Max Hopp (born 20 August 1996) is a German professional darts player who competes in Professional Darts Corporation (PDC) events.

Career
Hopp reached the final of the 2011 WDF World Cup boys' singles, and won the boys' singles event at the 2012 WDF Europe Youth Cup. He also reached the last 16 of the 2012 Dutch Darts Masters, defeating Terry Jenkins and Steve Beaton before losing to Paul Nicholson.

Hopp qualified for the 2013 PDC World Darts Championship by winning the Central European Qualifier in Bielefeld and in doing so became the second-youngest player ever to compete at the championships after Mitchell Clegg. Hopp played Charl Pietersen of South Africa in the preliminary round winning by 4 legs to 1 to set up a first round match against Denis Ovens. Hopp took the first and third sets to lead the match 2–1, but then lost six legs in a row to bow out of the tournament with a 2–3 defeat.

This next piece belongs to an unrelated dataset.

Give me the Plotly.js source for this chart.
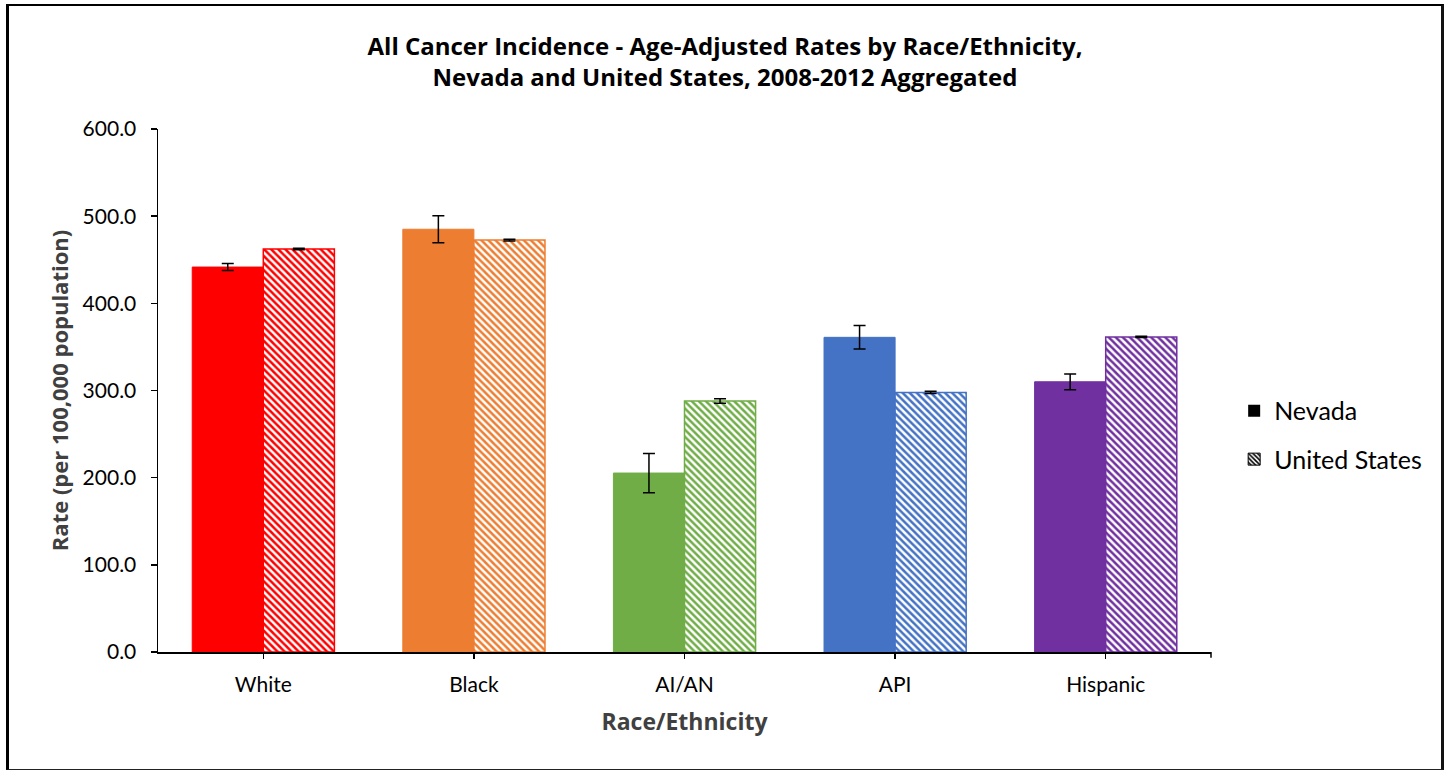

Hopp entered Q School in an attempt to win a PDC Tour Card to play the full circuit in 2013, but could not get past the last 64 in any of the four days. He qualified for the second European Tour event of the year, the European Darts Trophy and beat Dragutin Horvat 6–1 in the first round, before losing 3–6 to Dean Winstanley. Hopp also qualified for the European Darts Open and the Austrian Darts Open, but lost in the first round in both. These results helped him to qualify for the European Championship for the first time through the European Order of Merit. He faced Paul Nicholson in the first round and led 3–1, but would lose 4–6. Hopp beat Mark Walsh 6–4 in the opening round of the German Darts Championship and was then defeated 6–3 by Jamie Caven. Hopp lost in the semi-finals of the German World Championship Qualify to Andree Welge, but reached the tournament anyway due to finishing the year eighth on the European Order of Merit which saw him claim the first of four spots available to non-qualified players. Hopp played ninth seed Robert Thornton in the first round and won the first set, before going on to be defeated 3–1.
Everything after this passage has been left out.